Quantum Measurement Without Collapse or Many Worlds: The Branched Hilbert Subspace Interpretation

Abstract

We propose the Branched Hilbert Subspace Interpretation (BHSI) as an alternative perspective on quantum measurement. BHSI describes measurement as a unitary branching of the local Hilbert space into decoherent, independent, and unitarily evolving subspaces, while updating observer states (through their equipment) by causally engaging and disengaging operators. Unlike the Copenhagen Interpretation (CI), BHSI avoids wave function collapse while maintaining the Born rule through the branch weights associated with the initial system state.
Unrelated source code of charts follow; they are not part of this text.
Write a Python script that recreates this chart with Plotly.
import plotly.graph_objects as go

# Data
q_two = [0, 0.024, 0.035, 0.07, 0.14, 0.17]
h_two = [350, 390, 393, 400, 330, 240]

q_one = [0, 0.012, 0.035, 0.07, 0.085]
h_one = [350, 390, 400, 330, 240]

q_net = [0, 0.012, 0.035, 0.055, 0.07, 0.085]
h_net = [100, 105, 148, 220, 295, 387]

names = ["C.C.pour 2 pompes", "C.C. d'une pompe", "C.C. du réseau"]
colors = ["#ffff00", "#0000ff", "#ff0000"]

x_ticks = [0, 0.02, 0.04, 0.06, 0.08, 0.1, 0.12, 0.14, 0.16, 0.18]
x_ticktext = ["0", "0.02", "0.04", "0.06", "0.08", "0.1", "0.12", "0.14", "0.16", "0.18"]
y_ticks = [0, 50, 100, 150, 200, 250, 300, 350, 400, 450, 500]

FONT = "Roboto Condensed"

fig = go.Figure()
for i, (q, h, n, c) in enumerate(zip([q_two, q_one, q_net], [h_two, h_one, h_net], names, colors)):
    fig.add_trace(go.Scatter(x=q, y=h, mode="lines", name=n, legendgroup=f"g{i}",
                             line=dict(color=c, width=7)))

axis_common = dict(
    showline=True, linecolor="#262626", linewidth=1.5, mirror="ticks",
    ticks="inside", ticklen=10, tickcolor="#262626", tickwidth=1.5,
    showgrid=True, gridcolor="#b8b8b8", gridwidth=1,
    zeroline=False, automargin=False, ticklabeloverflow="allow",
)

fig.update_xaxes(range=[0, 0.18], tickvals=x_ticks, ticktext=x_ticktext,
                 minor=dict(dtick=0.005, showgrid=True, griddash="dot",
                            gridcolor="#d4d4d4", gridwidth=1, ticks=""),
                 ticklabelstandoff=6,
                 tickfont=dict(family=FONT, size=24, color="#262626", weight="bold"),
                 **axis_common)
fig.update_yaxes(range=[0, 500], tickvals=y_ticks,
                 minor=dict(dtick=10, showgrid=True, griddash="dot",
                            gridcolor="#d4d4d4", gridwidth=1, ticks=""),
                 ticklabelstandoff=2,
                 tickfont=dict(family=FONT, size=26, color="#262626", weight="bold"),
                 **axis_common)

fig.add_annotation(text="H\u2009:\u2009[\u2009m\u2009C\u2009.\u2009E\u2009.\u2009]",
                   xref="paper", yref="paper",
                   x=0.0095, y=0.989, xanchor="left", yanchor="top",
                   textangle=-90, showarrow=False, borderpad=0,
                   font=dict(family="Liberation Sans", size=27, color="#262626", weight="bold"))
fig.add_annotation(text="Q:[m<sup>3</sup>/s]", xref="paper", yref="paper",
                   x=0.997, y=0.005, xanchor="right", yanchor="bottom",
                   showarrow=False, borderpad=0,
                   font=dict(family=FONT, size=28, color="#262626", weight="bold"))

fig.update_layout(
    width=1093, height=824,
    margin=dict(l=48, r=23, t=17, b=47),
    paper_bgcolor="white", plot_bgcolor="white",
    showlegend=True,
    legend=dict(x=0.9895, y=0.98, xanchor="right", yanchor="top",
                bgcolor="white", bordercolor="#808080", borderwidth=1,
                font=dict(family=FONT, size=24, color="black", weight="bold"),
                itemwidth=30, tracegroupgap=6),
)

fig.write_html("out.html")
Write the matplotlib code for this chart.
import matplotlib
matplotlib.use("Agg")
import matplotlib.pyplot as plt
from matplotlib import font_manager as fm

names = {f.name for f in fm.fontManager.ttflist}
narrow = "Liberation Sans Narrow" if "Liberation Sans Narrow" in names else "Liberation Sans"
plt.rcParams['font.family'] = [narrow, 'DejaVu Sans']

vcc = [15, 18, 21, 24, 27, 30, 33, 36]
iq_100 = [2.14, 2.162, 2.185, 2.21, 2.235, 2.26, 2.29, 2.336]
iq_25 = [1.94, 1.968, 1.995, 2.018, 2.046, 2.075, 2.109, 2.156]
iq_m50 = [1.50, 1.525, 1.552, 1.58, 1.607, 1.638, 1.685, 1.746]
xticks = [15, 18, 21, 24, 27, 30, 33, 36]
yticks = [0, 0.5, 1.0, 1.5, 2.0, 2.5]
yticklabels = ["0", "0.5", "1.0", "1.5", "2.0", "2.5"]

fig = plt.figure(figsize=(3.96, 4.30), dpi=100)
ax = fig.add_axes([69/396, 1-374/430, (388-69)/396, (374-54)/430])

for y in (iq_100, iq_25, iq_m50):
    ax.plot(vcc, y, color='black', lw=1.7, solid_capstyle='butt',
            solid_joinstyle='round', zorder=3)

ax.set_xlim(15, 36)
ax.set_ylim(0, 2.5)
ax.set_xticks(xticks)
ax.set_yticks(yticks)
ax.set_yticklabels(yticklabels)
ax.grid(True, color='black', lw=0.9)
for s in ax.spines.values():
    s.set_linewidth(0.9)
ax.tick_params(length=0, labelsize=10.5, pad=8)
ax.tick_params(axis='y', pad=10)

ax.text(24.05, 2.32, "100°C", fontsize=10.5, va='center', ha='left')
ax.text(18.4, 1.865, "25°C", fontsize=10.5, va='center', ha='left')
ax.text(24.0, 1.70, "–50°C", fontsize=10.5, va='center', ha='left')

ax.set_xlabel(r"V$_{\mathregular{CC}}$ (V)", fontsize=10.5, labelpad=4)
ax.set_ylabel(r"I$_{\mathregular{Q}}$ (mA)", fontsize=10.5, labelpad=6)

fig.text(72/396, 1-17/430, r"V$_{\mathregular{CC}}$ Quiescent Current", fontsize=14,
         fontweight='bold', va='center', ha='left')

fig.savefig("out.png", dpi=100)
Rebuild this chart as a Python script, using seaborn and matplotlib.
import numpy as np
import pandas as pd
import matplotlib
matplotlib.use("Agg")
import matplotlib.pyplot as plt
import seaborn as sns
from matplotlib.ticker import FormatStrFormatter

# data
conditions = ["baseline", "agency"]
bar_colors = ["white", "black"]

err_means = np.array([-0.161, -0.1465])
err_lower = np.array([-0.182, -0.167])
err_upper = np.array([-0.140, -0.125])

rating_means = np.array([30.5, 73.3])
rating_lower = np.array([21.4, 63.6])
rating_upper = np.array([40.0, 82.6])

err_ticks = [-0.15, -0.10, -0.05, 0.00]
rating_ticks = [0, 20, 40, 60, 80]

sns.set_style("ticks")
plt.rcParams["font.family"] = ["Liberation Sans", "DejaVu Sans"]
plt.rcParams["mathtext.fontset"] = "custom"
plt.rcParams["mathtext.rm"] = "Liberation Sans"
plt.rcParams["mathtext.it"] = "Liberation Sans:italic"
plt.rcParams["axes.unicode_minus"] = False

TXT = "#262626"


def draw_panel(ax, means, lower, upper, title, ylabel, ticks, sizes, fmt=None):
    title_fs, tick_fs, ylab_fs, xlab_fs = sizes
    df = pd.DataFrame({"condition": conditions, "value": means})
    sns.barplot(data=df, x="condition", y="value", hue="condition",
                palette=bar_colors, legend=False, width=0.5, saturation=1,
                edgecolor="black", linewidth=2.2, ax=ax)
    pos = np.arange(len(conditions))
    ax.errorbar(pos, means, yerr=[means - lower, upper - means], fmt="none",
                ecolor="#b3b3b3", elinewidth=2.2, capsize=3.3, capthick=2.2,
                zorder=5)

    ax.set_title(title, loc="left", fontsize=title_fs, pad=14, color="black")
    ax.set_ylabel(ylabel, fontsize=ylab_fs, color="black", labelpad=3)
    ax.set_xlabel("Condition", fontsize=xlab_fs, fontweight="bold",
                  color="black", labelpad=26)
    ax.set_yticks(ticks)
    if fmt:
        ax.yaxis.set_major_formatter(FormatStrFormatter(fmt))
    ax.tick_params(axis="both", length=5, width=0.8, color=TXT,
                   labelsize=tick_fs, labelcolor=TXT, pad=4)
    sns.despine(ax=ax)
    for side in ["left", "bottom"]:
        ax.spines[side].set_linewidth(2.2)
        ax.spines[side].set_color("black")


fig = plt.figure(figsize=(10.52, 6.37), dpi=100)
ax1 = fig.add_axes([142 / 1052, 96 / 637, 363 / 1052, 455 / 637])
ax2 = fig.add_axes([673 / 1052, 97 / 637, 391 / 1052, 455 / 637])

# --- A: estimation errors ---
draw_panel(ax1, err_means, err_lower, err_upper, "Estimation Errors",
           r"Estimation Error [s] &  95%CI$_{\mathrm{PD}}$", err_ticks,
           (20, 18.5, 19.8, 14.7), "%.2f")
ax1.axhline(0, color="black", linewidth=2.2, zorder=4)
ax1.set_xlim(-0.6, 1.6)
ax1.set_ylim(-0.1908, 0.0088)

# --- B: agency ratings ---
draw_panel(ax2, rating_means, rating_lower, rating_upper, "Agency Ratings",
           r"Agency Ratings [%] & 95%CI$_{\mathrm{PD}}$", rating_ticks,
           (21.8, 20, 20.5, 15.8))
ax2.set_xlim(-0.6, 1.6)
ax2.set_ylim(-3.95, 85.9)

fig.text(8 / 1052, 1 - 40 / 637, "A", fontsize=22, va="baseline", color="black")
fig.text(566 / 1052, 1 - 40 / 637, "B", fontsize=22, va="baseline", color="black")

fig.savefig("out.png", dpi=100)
Unlike the Many-Worlds Interpretation (MWI), BHSI sidesteps parallel worlds by entangling branches with the local environment within a single world. We compare BHSI features with those of CI, MWI, and Bohmian Mechanics (BM). We investigate its implications for the double-slit experiment, Bell tests, Wigner and his friend, black hole radiation, and the delayed-choice quantum eraser. We examine quantum teleportation, demonstrating that locally controlled decoherence and recoherence processes (CDRP) can be observed. Specifically, we suggest experiments using modern Stern-Gerlach interferometers (SGI) to visualize the CDRP, measure branch weights that encode the Born rule, and predict the electromagnetic (EM) phase shift resulting from the independent unitary evolution of decoherent branches. BHSI thus provides a minimalist alternative to interpretations based on collapse or many-worlds.